Recent terror attacks in Paris and Brussels are causing some schools in the Netherlands to change their field trip plans, according to a report released Tuesday by the Dutch Broadcast Foundation. Of 100 schools surveyed, a quarter said they were taking new safety precautions for their trips — which sometimes involved moving the destination entirely.

"This year we will not go to capital cities," Wim Krijbolder, a teacher at Pius X College, told the broadcast foundation.

Administrators, parents and students have grown fearful as the Islamic State group has recently upped its presence in Europe. In November, the extremist organization, also known as ISIS, coordinated a massacre in a concert hall and restaurants in Paris that left 130 people dead. Months later, in March, bombings in a Brussels airport and metro station killed 32. Both events sparked international concern about whether some of the continent's most popular cities were safe for travel.
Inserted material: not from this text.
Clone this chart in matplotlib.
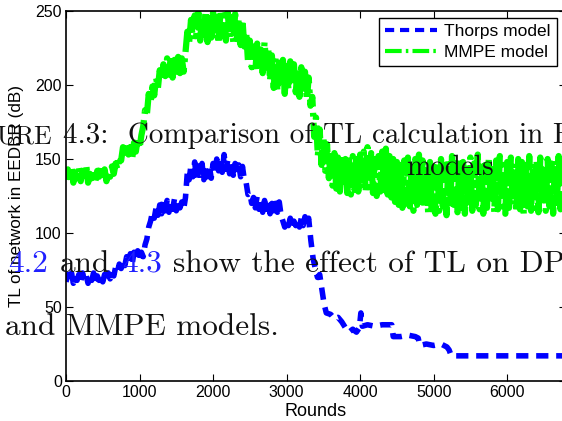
import matplotlib
matplotlib.use("Agg")
import matplotlib.pyplot as plt

# Thorps model (blue, dashed)
thorps_x = list(range(0, 3301, 25)) + [
    3330, 3360, 3390, 3420, 3450, 3480, 3510, 3540, 3600, 3650, 3700, 3750,
    3800, 3850, 3900, 3950, 3990, 4010, 4030, 4100, 4200, 4300, 4400, 4430,
    4450, 4550, 4650, 4750, 4790, 4810, 4900, 5000, 5100, 5180, 5210, 5240, 6800]
thorps_y = [
    67, 72, 68, 73, 66, 71, 68, 72, 67, 73, 68, 71, 66, 72, 68, 73, 67, 71, 68, 72,
    67, 72, 68, 73, 69, 74, 71, 77, 74, 79, 76, 81, 78, 84, 80, 86, 79, 87, 82, 88,
    81, 87, 84, 92, 96, 104, 108, 114, 110, 117, 112, 119, 113, 121, 115, 122, 114, 121, 116, 123,
    115, 122, 117, 121, 116, 124, 141, 136, 146, 138, 148, 137, 149, 139, 147, 136, 146, 138, 145, 137,
    147, 140, 150, 142, 151, 141, 153, 143, 149, 140, 148, 139, 147, 141, 146, 138, 145, 136, 134, 126,
    127, 120, 124, 117, 125, 116, 123, 114, 122, 116, 121, 113, 120, 115, 122, 114, 121, 112, 108, 104,
    109, 105, 110, 104, 108, 105, 109, 104, 110, 105, 111, 106, 110,
    95, 83, 76, 70, 72, 62, 52, 46, 45, 42, 43, 40,
    36, 33, 35, 33, 36, 46, 37, 38, 37, 38, 38, 38,
    30, 30, 31, 30, 29, 24, 25, 24, 25, 23, 21, 17, 17]

# MMPE model (green, dash-dot)
mmpe_x = list(range(0, 6776, 25))
mmpe_y = [
    136, 143, 138, 145, 134, 141, 137, 144, 135, 142, 139, 146, 134, 140, 137, 143, 135, 142, 138, 144,
    136, 143, 135, 141, 138, 145, 140, 147, 143, 152, 149, 158, 151, 160, 153, 158, 150, 161, 155, 164,
    157, 166, 172, 183, 180, 194, 188, 199, 193, 205, 198, 210, 203, 214, 206, 218, 207, 219, 205, 217,
    206, 219, 208, 218, 209, 222, 236, 229, 244, 231, 247, 233, 249, 230, 246, 234, 250, 229, 245, 232,
    249, 231, 246, 228, 250, 233, 247, 230, 249, 232, 246, 229, 248, 231, 245, 227, 244, 226, 236, 216,
    230, 212, 226, 209, 228, 213, 224, 208, 229, 212, 225, 203, 220, 198, 218, 196, 215, 199, 217, 194,
    213, 197, 216, 200, 214, 195, 211, 192, 212, 194, 209, 190, 205, 186, 192, 165, 178, 152, 170, 146,
    165, 142, 160, 137, 156, 132, 154, 130, 151, 128, 153, 131, 150, 127, 149, 126, 152, 129, 150, 128,
    153, 130, 155, 128, 158, 131, 154, 127, 150, 125, 152, 128, 155, 129, 157, 126, 152, 124, 150, 121,
    148, 119, 146, 117, 149, 120, 151, 118, 147, 115, 150, 119, 153, 121, 149, 117, 146, 114, 148, 116,
    145, 113, 147, 115, 150, 118, 146, 112, 149, 116, 152, 119, 147, 114, 150, 117, 148, 113, 146, 118,
    151, 115, 147, 119, 153, 116, 148, 113, 146, 117, 150, 120, 147, 114, 149, 116, 152, 118, 146, 113,
    148, 117, 151, 119, 147, 114, 150, 116, 148, 113, 146, 118, 152, 115, 147, 117, 149, 114, 151, 119,
    146, 115, 150, 118, 147, 113, 149, 117, 152, 116, 148, 120]

xticks = [0, 1000, 2000, 3000, 4000, 5000, 6000]
yticks = [0, 50, 100, 150, 200, 250]

W, H = 562, 421


def fx(px):
    return px / W


def fy(py):
    return 1 - py / H


fig = plt.figure(figsize=(W / 100, H / 100), dpi=100)
ax = fig.add_axes([fx(66), fy(381), fx(566) - fx(66), fy(11) - fy(381)])

ax.plot(thorps_x, thorps_y, color="#0000ff", lw=4, ls=(0, (2.2, 1.4)),
        label="Thorps model")
ax.plot(mmpe_x, mmpe_y, color="#00ff00", lw=4.5, ls=(0, (4, 1, 0.6, 1)),
        label="MMPE model")

ax.set_xlim(0, 6800)
ax.set_ylim(0, 250)
ax.set_xticks(xticks)
ax.set_yticks(yticks)
ax.tick_params(direction="in", length=5, width=0.8, top=True, right=True,
               labelsize=11.5, pad=3)
for lab in ax.get_xticklabels() + ax.get_yticklabels():
    lab.set_family("Liberation Sans")
for sp in ax.spines.values():
    sp.set_linewidth(1.2)

ax.set_xlabel("Rounds", fontsize=13, family="Liberation Sans")
ax.xaxis.set_label_coords(0.5, -(411 - 381) / 370)
ax.xaxis.label.set_va("center")
ax.set_ylabel("TL of network in EEDBR (dB)", fontsize=12.3,
              family="Liberation Sans")
ax.yaxis.set_label_coords(-(66 - 17) / 500, 0.5)
ax.yaxis.label.set_va("center")

leg = ax.legend(loc="upper right", bbox_to_anchor=(fx(557), fy(18)),
                bbox_transform=fig.transFigure, borderaxespad=0,
                fancybox=False, framealpha=1, edgecolor="black",
                prop={"family": "Liberation Sans", "size": 12.5},
                handlelength=3.0, borderpad=0.35, labelspacing=0.3,
                handletextpad=0.4)
leg.get_frame().set_linewidth(1.0)
for h in leg.get_lines():
    h.set_linewidth(3)

# overlapping thesis text
serif = "cmr10"
ink = "#111111"
link = "#2020ff"
fig.text(fx(52), fy(143), "URE", family=serif, fontsize=18.5, ha="right",
         va="baseline", color=ink, zorder=10)
fig.text(fx(63), fy(143), "4.3:  Comparison of TL calculation in E",
         family=serif, fontsize=21, ha="left", va="baseline",
         color=ink, zorder=10)
fig.text(fx(450), fy(175), "models", family=serif, fontsize=21, ha="center",
         va="baseline", color=ink, zorder=10)
fig.text(fx(8), fy(272), "4.2", family=serif, fontsize=22.5, ha="left",
         va="baseline", color=link, zorder=10)
fig.text(fx(60), fy(272), "and", family=serif, fontsize=22.5, ha="left",
         va="baseline", color=ink, zorder=10)
fig.text(fx(122), fy(272), "4.3", family=serif, fontsize=22.5, ha="left",
         va="baseline", color=link, zorder=10)
fig.text(fx(173), fy(272), "show the effect of TL on DP", family=serif,
         fontsize=22.5, ha="left", va="baseline", color=ink, zorder=10)
fig.text(fx(5), fy(335), "and MMPE models.", family=serif, fontsize=22.5,
         ha="left", va="baseline", color=ink, zorder=10)

fig.savefig("out.png", dpi=100)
Schools want kids to explore the world, but not in unsafe environments. So some Dutch institutions, like Pius X College, have moved student trips to suburban settings, avoiding hubs like Berlin and canceling excursions to London. Others, like the Roncalli School, have made rules where students cannot take subways or stay in hotels in the city.

"Although you don’t want to give in, you have to use your common sense," Cor Kuijpers, director of the Jan van Brabant College, told the foundation, according to a translation from "If anything happened, you’d never forgive yourself."

Dutch schools aren't the only ones rethinking student trips due to the ISIS threat. At least two schools in Northern Ireland called off their trips to the Euro 2016 soccer finals in France next month, according to the Mirror. This year, the board of education in New Haven, Connecticut, debated whether to stop all overseas trips completely, the New Haven Independent reported. "Err on the side of the kid being disappointed than the kid dying," board member Ed Joyner said at the time.

Security expert Chris Falkenberg, a former Secret Service agent, told Town & Country that students traveling abroad should try to blend in, move through the airport quickly and stay only briefly at landmarks that could be targets. But he also noted the unpredictable reality of terror attacks. 

"I don't think we have any idea what will happen next," he said.